(Records with drawing code)
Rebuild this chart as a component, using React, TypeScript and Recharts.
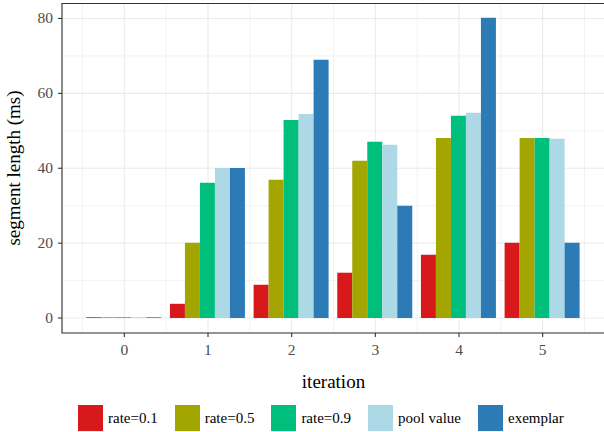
import React from "react";
import {
  BarChart,
  Bar,
  XAxis,
  YAxis,
  CartesianGrid,
  ReferenceArea,
  Legend,
  Label,
} from "recharts";

const iterations = [0, 1, 2, 3, 4, 5];
const rate01 = [0.2, 3.8, 8.9, 12.1, 16.9, 20.1];
const rate05 = [0.2, 20.1, 36.9, 42.0, 48.1, 48.1];
const rate09 = [0.2, 36.1, 52.9, 47.1, 54.0, 48.1];
const poolValue = [0.2, 40.1, 54.5, 46.3, 54.8, 47.9];
const exemplar = [0.2, 40.1, 69.0, 30.0, 80.2, 20.1];

const yTicks = [0, 20, 40, 60, 80];
const yMinor = [10, 30, 50, 70];
const xMinor = [-0.5, 0.5, 1.5, 2.5, 3.5, 4.5, 5.5];

const series = [
  { key: "r01", name: "rate=0.1", color: "#D7191C", values: rate01 },
  { key: "r05", name: "rate=0.5", color: "#A3A500", values: rate05 },
  { key: "r09", name: "rate=0.9", color: "#00BF7D", values: rate09 },
  { key: "pool", name: "pool value", color: "#ADD8E6", values: poolValue },
  { key: "ex", name: "exemplar", color: "#2C7BB6", values: exemplar },
];

const data = iterations.map((it, i) => {
  const row: Record<string, number> = { iteration: it };
  series.forEach((s) => {
    row[s.key] = s.values[i];
  });
  return row;
});

const FONT = "'Liberation Serif', 'Times New Roman', serif";

// tick labels drawn as plain svg text so the serif font sticks
function XTick(props: any) {
  const { x, y, payload } = props;
  return (
    <text x={x} y={y + 11} textAnchor="middle" fontFamily={FONT} fontSize={15.5} fill="#4D4D4D">
      {payload.value}
    </text>
  );
}

function YTick(props: any) {
  const { x, y, payload } = props;
  return (
    <text x={x} y={y + 5} textAnchor="end" fontFamily={FONT} fontSize={15.5} fill="#4D4D4D">
      {payload.value}
    </text>
  );
}

function LegendBox() {
  return (
    <div
      style={{
        display: "flex",
        alignItems: "center",
        paddingLeft: 78,
        fontFamily: FONT,
        fontSize: 15,
        color: "#000",
      }}
    >
      {series.map((s) => (
        <div key={s.key} style={{ display: "flex", alignItems: "center", marginRight: 17 }}>
          <div style={{ width: 25, height: 26, background: s.color, marginRight: 5 }} />
          <span style={{ fontFamily: FONT }}>{s.name}</span>
        </div>
      ))}
    </div>
  );
}

export default function App() {
  return (
    <div
      style={{
        position: "absolute",
        left: 0,
        top: 0,
        width: 604,
        height: 432,
        overflow: "hidden",
        background: "#fff",
        fontFamily: FONT,
      }}
    >
      <BarChart
        width={606}
        height={432}
        data={data}
        margin={{ top: 3.5, right: 1, bottom: 0, left: 0 }}
        barCategoryGap="4.5%"
        barGap={0}
        style={{ fontFamily: FONT }}
      >
        <CartesianGrid stroke="#EBEBEB" strokeWidth={0.6} horizontalValues={yMinor} verticalValues={xMinor} />
        <CartesianGrid stroke="#EBEBEB" strokeWidth={1.1} />
        <XAxis
          dataKey="iteration"
          type="number"
          domain={[-0.745, 5.745]}
          ticks={iterations}
          allowDataOverflow
          height={99}
          axisLine={false}
          tickSize={4}
          tickMargin={7}
          tickLine={{ stroke: "#333333", strokeWidth: 1.1 }}
          tick={<XTick />}
        >
          <Label
            value="iteration"
            position="insideTop"
            offset={42}
            style={{ fontSize: 19, fill: "#000", fontFamily: FONT }}
          />
        </XAxis>
        <YAxis
          type="number"
          domain={[-4, 84]}
          ticks={yTicks}
          allowDataOverflow
          width={62}
          axisLine={false}
          tickSize={4}
          tickMargin={5}
          tickLine={{ stroke: "#333333", strokeWidth: 1.1 }}
          tick={<YTick />}
        >
          <Label
            content={() => (
              <text
                x={0}
                y={0}
                transform="translate(20,168) rotate(-90)"
                textAnchor="middle"
                style={{ fontSize: 19, fill: "#000", fontFamily: FONT }}
              >
                segment length (ms)
              </text>
            )}
          />
        </YAxis>
        {series.map((s) => (
          <Bar
            key={s.key}
            dataKey={s.key}
            name={s.name}
            fill={s.color}
            isAnimationActive={false}
          />
        ))}
        <ReferenceArea
          x1={-0.745}
          x2={5.745}
          y1={-4}
          y2={84}
          fill="none"
          fillOpacity={0}
          stroke="#333333"
          strokeWidth={1.1}
          strokeOpacity={1}
        />
        <Legend
          layout="horizontal"
          verticalAlign="middle"
          align="center"
          wrapperStyle={{ top: 405, left: 0, width: 604, height: 26 }}
          content={() => <LegendBox />}
        />
      </BarChart>
    </div>
  );
}
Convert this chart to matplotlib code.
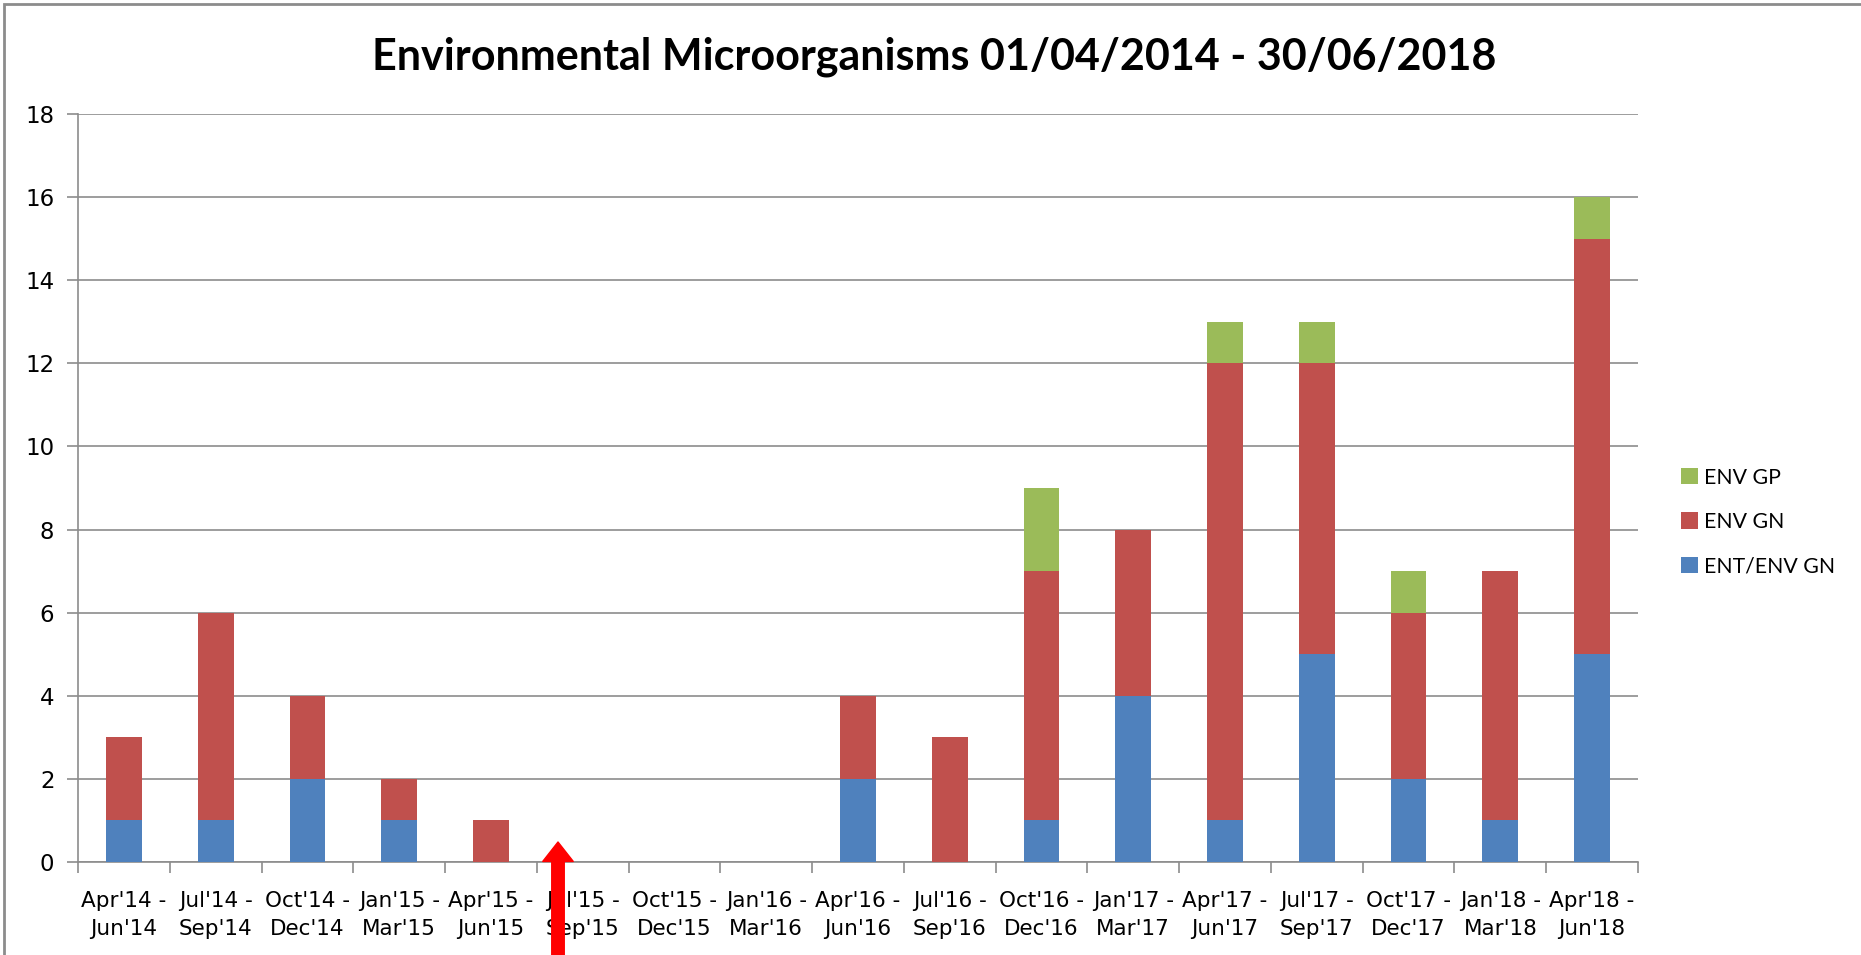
"""
environmental microorganisms - stacked bar chart by quarter
"""

import numpy as np
import matplotlib.pyplot as plt
import matplotlib as mpl
from matplotlib import font_manager

# narrow font for the ticks if we have it
names = {f.name for f in font_manager.fontManager.ttflist}
narrow = 'Liberation Sans Narrow' if 'Liberation Sans Narrow' in names else 'DejaVu Sans'

mpl.rcParams['font.family'] = ['Lato', 'DejaVu Sans']

quarters = ["Apr'14 -\nJun'14", "Jul'14 -\nSep'14", "Oct'14 -\nDec'14", "Jan'15 -\nMar'15",
            "Apr'15 -\nJun'15", "Jul'15 -\nSep'15", "Oct'15 -\nDec'15", "Jan'16 -\nMar'16",
            "Apr'16 -\nJun'16", "Jul'16 -\nSep'16", "Oct'16 -\nDec'16", "Jan'17 -\nMar'17",
            "Apr'17 -\nJun'17", "Jul'17 -\nSep'17", "Oct'17 -\nDec'17", "Jan'18 -\nMar'18",
            "Apr'18 -\nJun'18"]
ent_env_gn = [1, 1, 2, 1, 0, 0, 0, 0, 2, 0, 1, 4, 1, 5, 2, 1, 5]
env_gn = [2, 5, 2, 1, 1, 0, 0, 0, 2, 3, 6, 4, 11, 7, 4, 6, 10]
env_gp = [0, 0, 0, 0, 0, 0, 0, 0, 0, 0, 2, 0, 1, 1, 1, 0, 1]
yticks = list(range(0, 19, 2))

fig = plt.figure(figsize=(18.61, 9.55), dpi=100)
ax = fig.add_axes([78/1861, 1-862/955, (1638-78)/1861, (862-114)/955])

x = np.arange(len(quarters))
w = 0.39
b1 = ax.bar(x, ent_env_gn, w, color='#4F81BD', label='ENT/ENV GN', zorder=3)
b2 = ax.bar(x, env_gn, w, bottom=ent_env_gn, color='#C0504D', label='ENV GN', zorder=3)
b3 = ax.bar(x, env_gp, w, bottom=np.array(ent_env_gn) + np.array(env_gn),
            color='#9BBB59', label='ENV GP', zorder=3)

ax.set_xlim(-0.5, len(quarters) - 0.5)
ax.set_ylim(0, 18)
ax.set_yticks(yticks)
ax.yaxis.grid(True, color='#8c8c8c', linewidth=1.2, zorder=0)
for s in ['top', 'right']:
    ax.spines[s].set_visible(False)
ax.spines['left'].set_color('#8c8c8c')
ax.spines['bottom'].set_color('#8c8c8c')
ax.spines['left'].set_linewidth(1.2)
ax.spines['bottom'].set_linewidth(1.2)

# ticks sit between categories, labels centred on bars
ax.set_xticks(np.arange(-0.5, len(quarters), 1))
ax.set_xticklabels([])
ax.set_xticks(x, minor=True)
ax.set_xticklabels(quarters, minor=True, fontsize=15.5, family=[narrow, 'DejaVu Sans'],
                   linespacing=1.5)
ax.tick_params(axis='x', which='major', length=8, color='#8c8c8c', width=1.2)
ax.tick_params(axis='x', which='minor', length=0, pad=21)
ax.tick_params(axis='y', length=8, color='#8c8c8c', width=1.2, labelsize=16.5, pad=9)
for lab in ax.get_yticklabels():
    lab.set_family([narrow, 'DejaVu Sans'])

fig.text(934/1861, 1-57/955, 'Environmental Microorganisms 01/04/2014 - 30/06/2018',
         ha='center', va='center', fontsize=31, fontweight='bold')

ax.legend(handles=[b3, b2, b1], loc='center left', bbox_to_anchor=(1662/1861, 1-522/955),
          bbox_transform=fig.transFigure, frameon=False, fontsize=15.3,
          handlelength=0.8, handleheight=0.8, handletextpad=0.3, labelspacing=1.15)

# red arrow pointing at Jul'15 - Sep'15
ax.annotate('', xy=(558/1861, 1-842/955), xycoords='figure fraction',
            xytext=(558/1861, 1-960/955), textcoords='figure fraction',
            arrowprops=dict(facecolor='#ff0000', edgecolor='#ff0000', width=9,
                            headwidth=22, headlength=14), annotation_clip=False)

# outer chart border
fig.patches.append(mpl.patches.Rectangle((4/1861, -0.01), 1.2, 1-4/955 + 0.01,
                   transform=fig.transFigure, fill=False, edgecolor='#8c8c8c', linewidth=2))

fig.savefig('out.png', dpi=100)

■ Instructions to follow: Skip the pictures and repeat, word for word, the lines from the one containing "Convert this chart to matplotlib code." to the one containing "mpl.rcParams['font.family'] = ['Lato', 'DejaVu", keeping both of those lines.

■ Answer to this exercise:
Convert this chart to matplotlib code.
"""
environmental microorganisms - stacked bar chart by quarter
"""

import numpy as np
import matplotlib.pyplot as plt
import matplotlib as mpl
from matplotlib import font_manager

# narrow font for the ticks if we have it
names = {f.name for f in font_manager.fontManager.ttflist}
narrow = 'Liberation Sans Narrow' if 'Liberation Sans Narrow' in names else 'DejaVu Sans'

mpl.rcParams['font.family'] = ['Lato', 'DejaVu Sans']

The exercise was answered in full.